Before college I had written only two poems—both while I was in the fifth grade the week after September 11. My parents like to remind me that on parents' night that fall, my fifth-grade teacher claimed that I was going to be the next Emily Dickinson. After such high praise, my shy ten-year-old self never wanted to write poetry again.
And I didn't—at least until Duke—and even then only by happenstance. Coming in as a freshman, I thought I was a terrible writer. I had gotten B’s in my English classes throughout high school, and I had long assumed that I was a math-science kid for whom writing was just another requirement. But my Writing 20 professor liked the work I turned in and encouraged me to keep at it.

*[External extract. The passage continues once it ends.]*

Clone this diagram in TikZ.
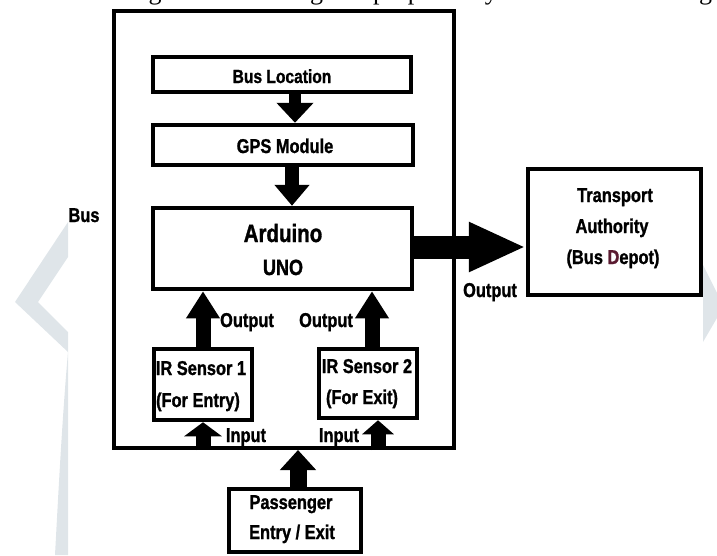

One day, my freshman year, I remember having an urge to write a poem for the first time since childhood. I had just come upstairs after having picked up a book from the lowest level of Perkins Library. While I was down there, I had been overcome by the sense that I was walking in a book graveyard, that real human beings had spent their lives writing things that were never going to be read and that these books were limbo-lodged in the innards of mechanical bookshelves. I sat down to write.
I submitted that poem to The Archive, Duke’s undergraduate literary magazine, which published it. It wasn’t anything special as far as poems go, but I think that the seal of approval allowed me to think I could be a poet. Without that affirmation, I doubt I’d be writing poetry today. If I had gone to a school with many more accomplished poets, I’d never have gotten my poem published. I might have been too intimidated to even submit it.

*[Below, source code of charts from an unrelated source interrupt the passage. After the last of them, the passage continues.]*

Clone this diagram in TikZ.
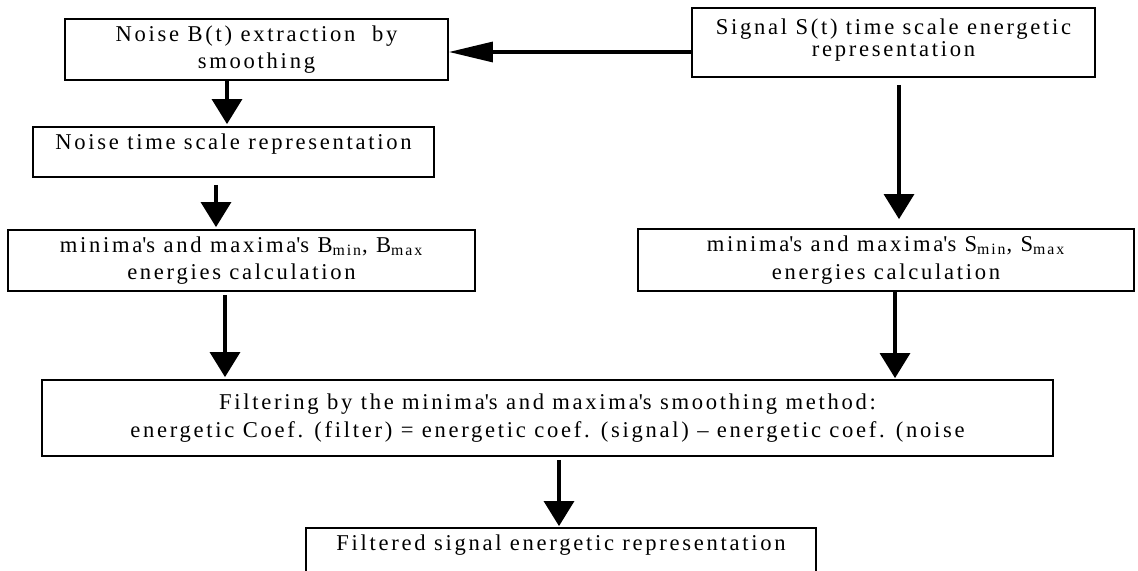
\documentclass[tikz,border=0pt]{standalone}
\usepackage{fontspec}
\setmainfont[LetterSpace=12]{Liberation Serif}
\usepackage{tikz}
\usetikzlibrary{arrows.meta}
\usetikzlibrary{positioning}

\tikzset{
	box/.style={draw, line width=0.9pt, align=center, inner sep=0pt,
		font=\fontsize{11.3}{13.8}\selectfont},
	arr/.style={-{Triangle[length=12.5pt,width=15pt]}, line width=1.6pt},
	harr/.style={-{Triangle[length=22pt,width=10pt]}, line width=1.6pt}
}

\begin{document}
\begin{tikzpicture}[x=0.5pt,y=-0.5pt]
	\clip (0,0) rectangle (1138,571);
	\node[box,minimum width=201.5pt,minimum height=34.5pt] (sig) at (893.5,42.5) {Signal S(t) time scale energetic\\[-3pt] representation\\[-8.8pt] \mbox{}};
	\node[box,minimum width=191.5pt,minimum height=30.5pt] (ext) at (256.5,49.5) {Noise B(t) extraction~ by\\ smoothing};
	\node[box,minimum width=200.5pt,minimum height=25pt,text height=8pt,text depth=10pt] (nrep) at (233.5,152) {Noise time scale representation};
	\node[box,minimum width=233.5pt,minimum height=30.5pt] (bmin) at (241.5,260.5) {minima\textquotesingle s and maxima\textquotesingle s B\textsubscript{min}, B\textsubscript{max}\\ energies calculation};
	\node[box,minimum width=248pt,minimum height=31pt] (smin) at (886,260) {minima\textquotesingle s and maxima\textquotesingle s S\textsubscript{min}, S\textsubscript{max}\\ energies calculation};
	\node[box,minimum width=505.5pt,minimum height=38pt] (filt) at (547.5,418) {Filtering by the minima\textquotesingle s and maxima\textquotesingle s smoothing method:\\ energetic Coef. (filter) = energetic coef. (signal) – energetic coef. (noise};
	\node[box,minimum width=255pt,minimum height=25pt,text height=8pt,text depth=11pt] (out) at (561,553) {Filtered signal energetic representation};

	\draw[harr] ([yshift=-4.75pt]sig.west) -- ([yshift=-1.25pt]ext.east);
	\draw[arr,shorten >=1pt] ([xshift=-14.75pt]ext.south) -- ([xshift=-3.25pt]nrep.north);
	\draw[arr,shorten <=3.5pt,shorten >=1pt] ([xshift=-8.75pt]nrep.south) -- ([xshift=-12.75pt]bmin.north);
	\draw[arr,shorten <=1.5pt,shorten >=1pt] ([xshift=-8.25pt]bmin.south) -- ([xshift=-161.25pt]filt.north);
	\draw[arr,shorten <=3.5pt,shorten >=4.5pt] ([xshift=2.75pt]sig.south) -- ([xshift=6.5pt]smin.north);
	\draw[arr,shorten >=0.5pt] ([xshift=4.5pt]smin.south) -- ([xshift=173.75pt]filt.north);
	\draw[arr,shorten <=1.5pt,shorten >=0.5pt] ([xshift=5.75pt]filt.south) -- ([xshift=-1pt]out.north);
\end{tikzpicture}
\end{document}
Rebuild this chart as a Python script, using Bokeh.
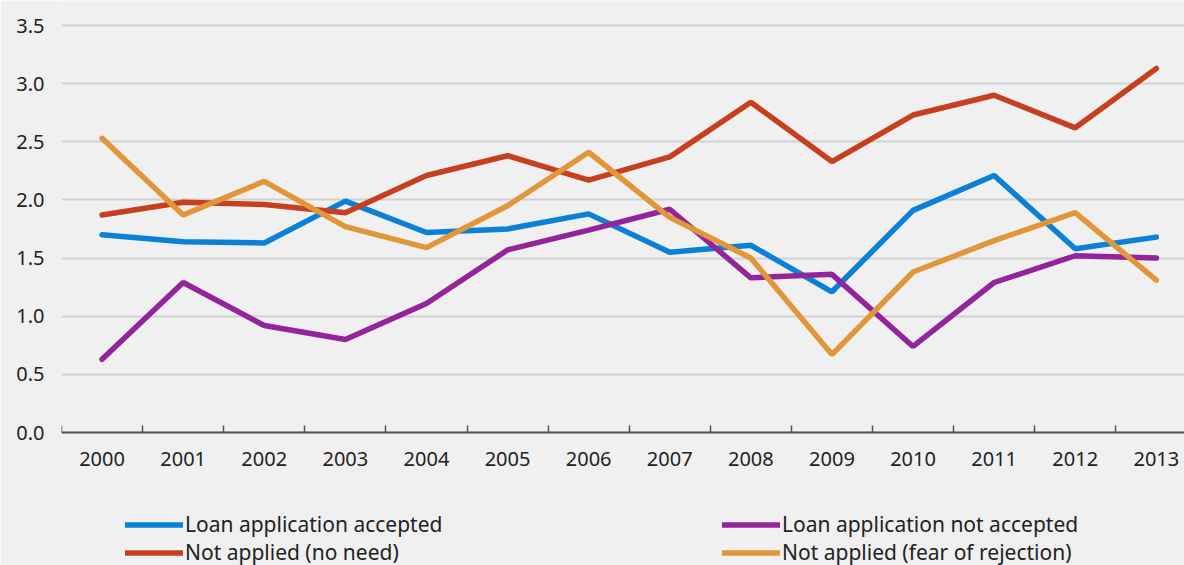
from bokeh.plotting import figure
from bokeh.models import Range1d, FixedTicker, Legend, LegendItem
from bokeh.embed import file_html
from bokeh.resources import INLINE

years = list(range(2000, 2014))
year_labels = [str(y) for y in years]
accepted = [1.70, 1.64, 1.63, 1.99, 1.72, 1.75, 1.88, 1.55, 1.61, 1.21, 1.91, 2.21, 1.58, 1.68]
not_accepted = [0.63, 1.29, 0.92, 0.80, 1.11, 1.57, 1.74, 1.92, 1.33, 1.36, 0.74, 1.29, 1.52, 1.50]
no_need = [1.87, 1.98, 1.96, 1.89, 2.21, 2.38, 2.17, 2.37, 2.84, 2.33, 2.73, 2.90, 2.62, 3.13]
fear = [2.53, 1.87, 2.16, 1.77, 1.59, 1.95, 2.41, 1.85, 1.50, 0.67, 1.38, 1.65, 1.89, 1.31]
y_ticks = [0.0, 0.5, 1.0, 1.5, 2.0, 2.5, 3.0, 3.5]
y_labels = ["0.0", "0.5", "1.0", "1.5", "2.0", "2.5", "3.0", "3.5"]
names = ["Loan application accepted", "Loan application not accepted",
         "Not applied (no need)", "Not applied (fear of rejection)"]
colors = ["#0a80d6", "#93249b", "#c6401f", "#e2963a"]

FONT = "Noto Sans"
BG = "#f0f0f0"
FS = "20px"

W, H = 1184, 565
LEFT = 61
PX_PER_UNIT = 407 / 3.5
p = figure(width=W, height=H, output_backend="svg", toolbar_location=None,
           x_range=Range1d(1999.5, 1999.5 + (W - LEFT) / 81.1),
           y_range=Range1d(-(H - 432) / PX_PER_UNIT, 3.5 + 25 / PX_PER_UNIT),
           min_border_left=LEFT, min_border_right=0, min_border_top=0,
           min_border_bottom=0)
p.background_fill_color = BG
p.border_fill_color = BG
p.outline_line_color = None

series = [accepted, not_accepted, no_need, fear]
renderers = []
for vals, c in zip(series, colors):
    r = p.line(years, vals, line_color=c, line_width=5.5, line_cap="round")
    renderers.append(r)

# grid
p.xgrid.grid_line_color = None
p.ygrid.ticker = FixedTicker(ticks=y_ticks)
p.ygrid.grid_line_color = "#d2d2d2"
p.ygrid.grid_line_width = 2

# y axis
p.yaxis.ticker = FixedTicker(ticks=y_ticks)
p.yaxis.major_label_overrides = {t: l for t, l in zip(y_ticks, y_labels)}
p.yaxis.axis_line_color = None
p.yaxis.major_tick_line_color = None
p.yaxis.minor_tick_line_color = None
p.yaxis.major_tick_in = 0
p.yaxis.major_tick_out = 0
p.yaxis.major_label_standoff = 17
p.yaxis.major_label_text_font = FONT
p.yaxis.major_label_text_font_size = FS
p.yaxis.major_label_text_color = "#222222"

# x axis (fixed at y = 0, takes no border space)
p.xaxis.fixed_location = 0
p.xaxis.ticker = FixedTicker(ticks=years, minor_ticks=[y - 0.5 for y in years])
p.xaxis.major_label_overrides = {y: l for y, l in zip(years, year_labels)}
p.xaxis.axis_line_color = "#555555"
p.xaxis.axis_line_width = 2
p.xaxis.major_tick_line_color = None
p.xaxis.major_tick_in = 0
p.xaxis.major_tick_out = 0
p.xaxis.minor_tick_line_color = "#555555"
p.xaxis.minor_tick_line_width = 1.5
p.xaxis.minor_tick_in = 7
p.xaxis.minor_tick_out = 0
p.xaxis.major_label_standoff = 19
p.xaxis.major_label_text_font = FONT
p.xaxis.major_label_text_font_size = FS
p.xaxis.major_label_text_color = "#222222"

def make_legend(items, loc):
    return Legend(items=items, location=loc, orientation="vertical",
                  padding=0, margin=0, spacing=0,
                  glyph_width=58, glyph_height=27, label_height=27,
                  label_standoff=2, border_line_color=None,
                  background_fill_alpha=0, label_text_font=FONT,
                  label_text_font_size="21px", label_text_color="#222222")

lg1 = make_legend([LegendItem(label=names[0], renderers=[renderers[0]]),
                   LegendItem(label=names[2], renderers=[renderers[2]])], (64, -1))
lg2 = make_legend([LegendItem(label=names[1], renderers=[renderers[1]]),
                   LegendItem(label=names[3], renderers=[renderers[3]])], (661, -1))
p.add_layout(lg1, "center")
p.add_layout(lg2, "center")

open("out.html", "w").write(file_html(p, INLINE))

I signed up for the intro to poetry workshop taught by Reynolds Price Professor of creative writing Nathaniel Mackey, and that was a damned good idea. The class textbook was The Norton Anthology of American Postmodern Poetry, and from that I learned about Robert Duncan, Denise Levertov, Robert Creeley, and many of my favorite poets. One day Nate picked out a poem of mine and said, with a particularly Zen nod, "This is good, Dan." Not long after that, I started reading a book of poetry every day, often picking them at random from the Carpenter Reading Room in Bostock. I tried to read poems in the midst of doing my homework so it would feel every bit as important as the rest of my schoolwork. By now, it sure does.
Because Duke wants to support writers and because Duke happens to have money to spend on visiting artists and lecturers, I've had opportunities to interact with famous authors I'd never otherwise meet. Colum McCann bought rounds of Irish whiskey for me at Durham’s James Joyce Irish Pub one night, and when it became obvious that I couldn’t keep up with him, he cut me off. I’ve introduced Amiri Baraka when he read here last year and later spoke with him about the future of jazz and Caribbean poetry. Most of my inspiration to keep writing has come from talking to writers who have made it and who have shown me that good things can happen with some talent and a lot of dedication.

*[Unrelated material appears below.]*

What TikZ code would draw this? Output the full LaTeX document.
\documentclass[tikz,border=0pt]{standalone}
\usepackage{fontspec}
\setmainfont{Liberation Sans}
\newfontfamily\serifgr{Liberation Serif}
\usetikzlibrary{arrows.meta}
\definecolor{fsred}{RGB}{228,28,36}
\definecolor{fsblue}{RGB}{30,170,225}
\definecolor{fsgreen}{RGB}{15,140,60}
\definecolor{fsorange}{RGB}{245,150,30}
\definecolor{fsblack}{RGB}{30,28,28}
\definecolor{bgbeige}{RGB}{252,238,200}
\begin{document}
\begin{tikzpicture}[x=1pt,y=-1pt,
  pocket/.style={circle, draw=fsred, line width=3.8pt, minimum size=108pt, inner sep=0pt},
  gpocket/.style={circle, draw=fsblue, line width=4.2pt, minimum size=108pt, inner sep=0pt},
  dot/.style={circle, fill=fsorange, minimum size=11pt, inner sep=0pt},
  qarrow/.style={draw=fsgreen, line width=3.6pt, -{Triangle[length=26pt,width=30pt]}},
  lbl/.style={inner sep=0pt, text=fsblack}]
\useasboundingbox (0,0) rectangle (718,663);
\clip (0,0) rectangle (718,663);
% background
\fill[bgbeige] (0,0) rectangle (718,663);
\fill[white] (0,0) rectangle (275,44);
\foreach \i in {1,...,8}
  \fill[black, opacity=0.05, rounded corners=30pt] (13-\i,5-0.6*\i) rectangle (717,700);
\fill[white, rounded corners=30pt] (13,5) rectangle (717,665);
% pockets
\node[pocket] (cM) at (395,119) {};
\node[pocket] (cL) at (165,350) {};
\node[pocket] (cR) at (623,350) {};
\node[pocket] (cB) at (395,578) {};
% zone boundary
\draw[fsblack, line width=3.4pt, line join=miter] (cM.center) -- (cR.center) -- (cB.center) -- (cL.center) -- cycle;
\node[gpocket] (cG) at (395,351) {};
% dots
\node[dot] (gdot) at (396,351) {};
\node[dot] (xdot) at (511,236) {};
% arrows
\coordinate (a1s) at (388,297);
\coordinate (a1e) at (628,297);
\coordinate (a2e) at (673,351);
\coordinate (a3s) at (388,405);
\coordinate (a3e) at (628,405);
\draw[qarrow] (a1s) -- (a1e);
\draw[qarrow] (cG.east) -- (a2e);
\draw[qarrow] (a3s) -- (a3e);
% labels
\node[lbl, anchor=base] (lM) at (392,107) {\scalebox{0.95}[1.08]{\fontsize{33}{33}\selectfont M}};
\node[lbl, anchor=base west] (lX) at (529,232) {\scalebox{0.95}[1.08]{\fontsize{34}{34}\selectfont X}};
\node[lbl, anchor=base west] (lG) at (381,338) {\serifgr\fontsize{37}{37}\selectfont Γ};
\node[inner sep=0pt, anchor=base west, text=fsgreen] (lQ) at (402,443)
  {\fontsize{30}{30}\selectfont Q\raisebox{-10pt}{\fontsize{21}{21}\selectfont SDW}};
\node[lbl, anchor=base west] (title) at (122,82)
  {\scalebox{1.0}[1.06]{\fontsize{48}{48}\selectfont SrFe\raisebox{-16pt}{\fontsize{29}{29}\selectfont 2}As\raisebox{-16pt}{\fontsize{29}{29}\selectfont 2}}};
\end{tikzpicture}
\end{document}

Soon I became interested in other kinds of writing. I wrote a few short stories while studying in Paris for a summer. I began writing journalism for Recess, the arts section of The Chronicle, and for the first time felt like I was in a community of artists at Duke. Through my interest in writing, I’ve been fortunate to hold leadership positions—coeditor of The Archive and music editor for Recess—that are well beyond my wildest high-school dreams of what I’d do in college. Post-college my plan is to make a career out of writing arts journalism and to keep writing poetry on the side.
It’s still not easy to think of myself as a writer, though that’s probably how many Duke students see me. It still feels too new, like I’m faking something or somebody. I’m still surprised when professors like Fred Moten and Joe Donahue invite me to chat in their offices and that Professor Mackey agreed to guide me through a poetry thesis. I do feel, though, that, with a little luck and some help from Duke, I’ve started doing what I should have all along.
Originally from Westport, Connecticut, Fishman double-majored in philosophy and English and wrote honors theses in both areas. He won the Anne Flexner Award for Poetry and the Schutt Senior Award for Outstanding Contributions to Creative Writing.